59Between subjects who cannot agree “naturally” on their interests, what he calls the artificial harmonization of interests should prevail, in other words the law proclaimed by a philosopher king, a Hobbesian sovereign, a rational legislator, omniscient and benevolent, the representative of the will or the public interest. Here we find ourselves in the realm of obligation.
60However, according to Halévy we need to distinguish a third form of coordination, the spontaneous harmonization of interests, based on this “sympathy,” or let us say this basic empathy which immediately exists between human subjects and which connects them, and about which the philosophers of the Scottish Enlightenment, theorized, and in particular Adam Smith (The Theory of Moral Sentiments). The association, this fully political form of the gift, is what it makes it purely social.
61To these three forms of harmonization identified by Halévy, we should add a fourth, which corresponds to the logic of freedom and inventiveness: coordination by enthusiasm or passion — close to Weberian charisma, for example — what unites sports fans, believers in a sect or church, when emotion is at its highest and all sing or pray together, art lovers, etc. Let us call this the passionate harmonization of interests.
Preliminary Conclusion
What is the Justification for This Fourfold Theory of Action?
62One would understandably ask, what is the status of such conceptual typologies? Where do they come from? What authority should we attribute to Mauss, who inspired us at the start and who, in fact, has never used these typologies except implicitly? Why four points of action and not two, three, ten, twelve, or an indeterminate number? Is their status ontological? Anthropological? Heuristic? We believe it would be possible to establish a set of axioms for global mythologies based on the opposition between life and death, war and peace, as soon as they are intersected with cycles of giving, receiving, and reciprocating, or taking, refusing, and keeping.

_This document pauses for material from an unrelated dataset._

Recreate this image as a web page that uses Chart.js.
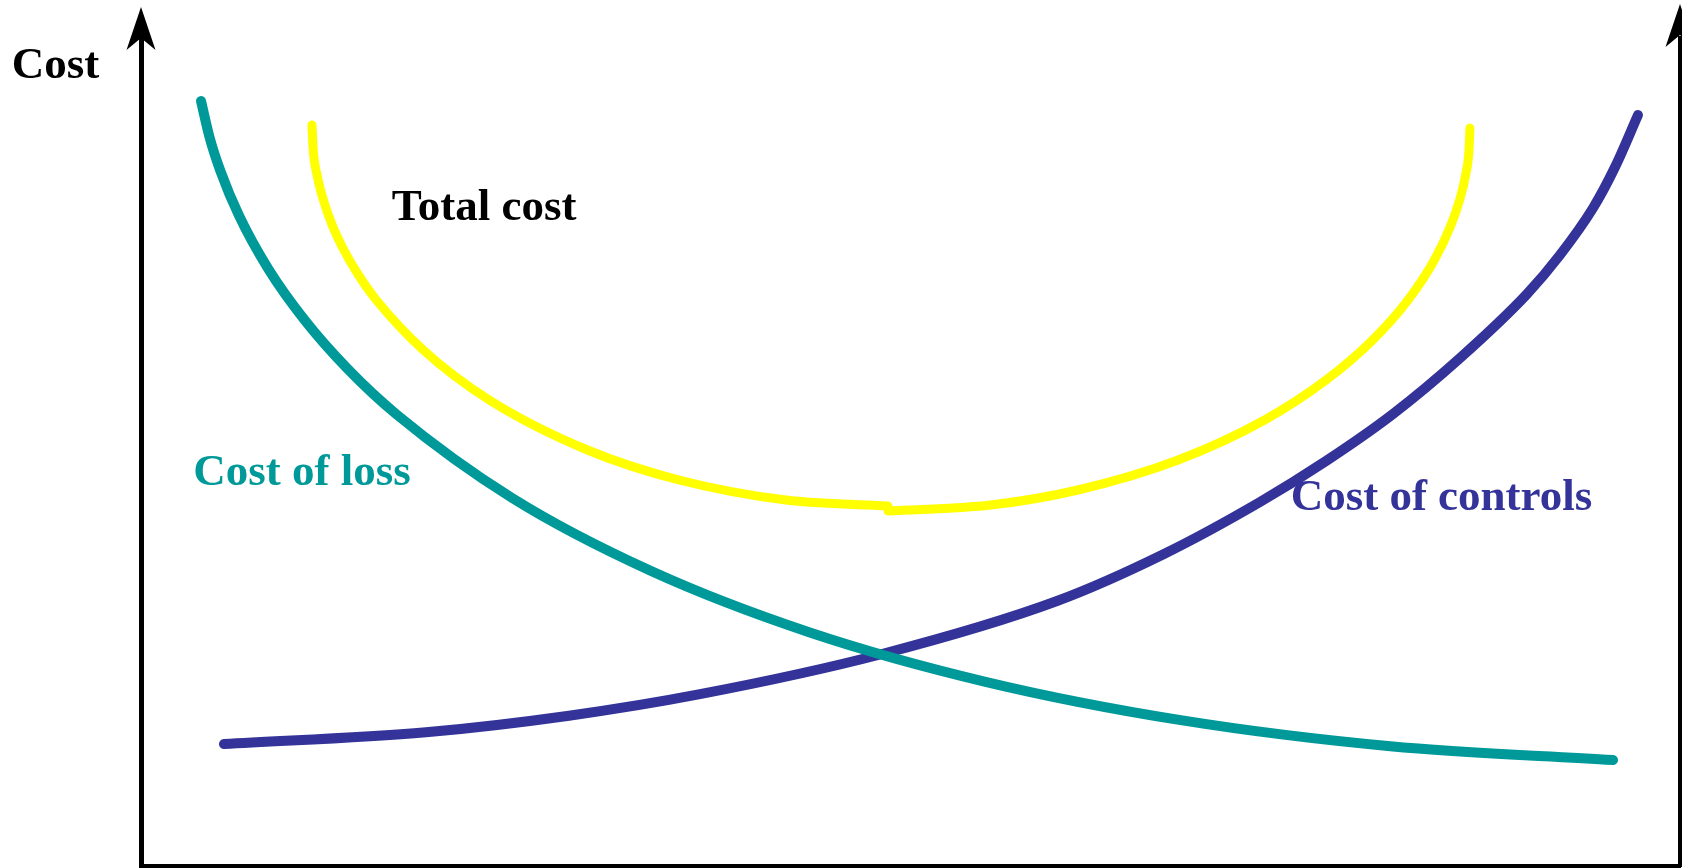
<!DOCTYPE html>
<html>
<head>
<meta charset="utf-8">
<script src="https://cdn.jsdelivr.net/npm/chart.js@4/dist/chart.umd.min.js"></script>
<style>
  html, body { margin: 0; padding: 0; background: #ffffff; }
  #wrap { width: 1682px; height: 868px; }
</style>
</head>
<body>
<div id="wrap"><canvas id="c" width="1682" height="868"></canvas></div>
<script>
// Level of control (x) and cost (y), both in arbitrary units 0-100
const lossX     = [3.90, 4.44, 5.16, 6.37, 8.29, 10.65, 13.42, 16.61, 24.13, 33.11, 43.41, 54.94, 67.56, 81.18, 95.65];
const lossY     = [92.39, 88.10, 83.93, 78.54, 72.05, 65.89, 60.05, 54.53, 44.43, 35.66, 28.24, 22.22, 17.62, 14.47, 12.80];

const controlsX = [5.39, 18.52, 27.81, 36.32, 48.15, 59.52, 66.47, 72.71, 77.00, 81.35, 85.71, 90.06, 92.20, 94.35, 95.78, 97.27];
const controlsY = [14.73, 16.15, 18.15, 20.75, 25.60, 32.00, 37.68, 43.96, 48.91, 54.59, 61.35, 69.08, 73.79, 79.47, 84.42, 90.70];

const totalLeftX  = [11.11, 11.19, 11.44, 11.85, 12.42, 13.18, 14.13, 15.29, 18.34, 22.63, 29.01, 34.96, 41.91, 48.54];
const totalLeftY  = [89.49, 86.47, 83.45, 80.43, 77.42, 74.40, 71.38, 68.36, 62.32, 56.28, 50.24, 46.62, 44.20, 43.48];
const totalRightX = [48.54, 55.21, 60.88, 67.39, 73.01, 77.01, 80.03, 82.33, 84.04, 85.12, 85.68, 86.07, 86.29, 86.35];
const totalRightY = [42.87, 43.60, 45.41, 49.03, 53.86, 58.70, 63.53, 68.36, 73.19, 77.42, 80.43, 83.45, 86.47, 89.13];

const labelTexts = ["Cost", "Total cost", "Cost of loss", "Cost of controls"];
const labelX     = [-8.4, 16.3, 3.4, 74.7];
const labelY     = [95.2, 78.0, 46.0, 43.0];

const TEAL = '#009999', BLUE = '#333399', YELLOW = '#FFFF00';
const labelColors = ['#000000', '#000000', TEAL, BLUE];

const pts = (xs, ys) => xs.map((x, i) => ({ x: x, y: ys[i] }));

const lineStyle = (color, w) => ({
  borderColor: color, borderWidth: w, borderCapStyle: 'round', borderJoinStyle: 'round',
  pointRadius: 0, pointHoverRadius: 0, showLine: true, fill: false,
  cubicInterpolationMode: 'monotone', clip: false
});

const overlay = {
  id: 'overlay',
  afterDraw(chart) {
    const ctx = chart.ctx;
    const xs = chart.scales.x, ys = chart.scales.y;
    const area = chart.chartArea;
    const arrow = (x, tipY) => {
      ctx.save();
      ctx.fillStyle = '#000';
      ctx.beginPath();
      ctx.moveTo(x, tipY);
      ctx.lineTo(x + 14.5, tipY + 43);
      ctx.lineTo(x, tipY + 31);
      ctx.lineTo(x - 14.5, tipY + 43);
      ctx.closePath();
      ctx.fill();
      ctx.restore();
    };
    arrow(area.left, area.top - 31);
    arrow(area.right, area.top - 34);
    ctx.save();
    ctx.font = 'bold 45px "Liberation Serif", "Times New Roman", serif';
    ctx.textBaseline = 'alphabetic';
    ctx.textAlign = 'left';
    labelTexts.forEach((t, i) => {
      ctx.fillStyle = labelColors[i];
      ctx.fillText(t, xs.getPixelForValue(labelX[i]), ys.getPixelForValue(labelY[i]));
    });
    ctx.restore();
  }
};

new Chart(document.getElementById('c'), {
  type: 'scatter',
  data: {
    datasets: [
      Object.assign({ label: 'Cost of loss', data: pts(lossX, lossY) }, lineStyle(TEAL, 10)),
      Object.assign({ label: 'Total cost', data: pts(totalLeftX, totalLeftY) }, lineStyle(YELLOW, 9)),
      Object.assign({ label: 'Total cost ', data: pts(totalRightX, totalRightY) }, lineStyle(YELLOW, 9)),
      Object.assign({ label: 'Cost of controls', data: pts(controlsX, controlsY) }, lineStyle(BLUE, 10))
    ]
  },
  options: {
    responsive: false,
    animation: false,
    devicePixelRatio: 1,
    layout: { padding: { left: 141, right: 2, top: 38, bottom: 2 } },
    plugins: { legend: { display: false }, tooltip: { enabled: false }, title: { display: false } },
    events: [],
    scales: {
      x: {
        type: 'linear', min: 0, max: 100, position: 'bottom',
        ticks: { display: false }, grid: { display: false, drawTicks: false },
        border: { display: true, width: 4, color: '#000' },
        afterFit: (s) => { s.height = 0; }
      },
      y: {
        type: 'linear', min: 0, max: 100, position: 'left',
        ticks: { display: false }, grid: { display: false, drawTicks: false },
        border: { display: true, width: 5, color: '#000' },
        afterFit: (s) => { s.width = 0; }
      },
      y2: {
        type: 'linear', min: 0, max: 100, position: 'right', display: true,
        ticks: { display: false }, grid: { display: false, drawTicks: false },
        border: { display: true, width: 4, color: '#000' },
        afterFit: (s) => { s.width = 0; }
      }
    }
  },
  plugins: [overlay]
});
</script>
</body>
</html>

63Who gives and receives laws, food, and primary resources, starting with fire? How do we switch from war to peace, and vice versa, in interaction with incest, sex, and marriage? What is a real gift, one which is absolutely not poisoned and empoisoning? These are the questions that are always being asked, everywhere, closely linked to questions about the difference between the sexes, and man’s relationship with the natural world and invisible entities. And which, taken together and endlessly intersected and intersected again, form the universe of meaning and symbolism.
64There is a lot to say on all these points, but we will limit ourselves to the heuristic response. The justification for this conceptual and typological tetralogy is, first, that it clarifies resources for action better than its rivals or alternatives—of which there are very few in the end. This has to be effectively enacted in empirical studies or in more specific theoretical formulations, by intersecting the topic of the four motives for action with the theory of giving, receiving, and reciprocating (set against the background of taking, refusing, and keeping).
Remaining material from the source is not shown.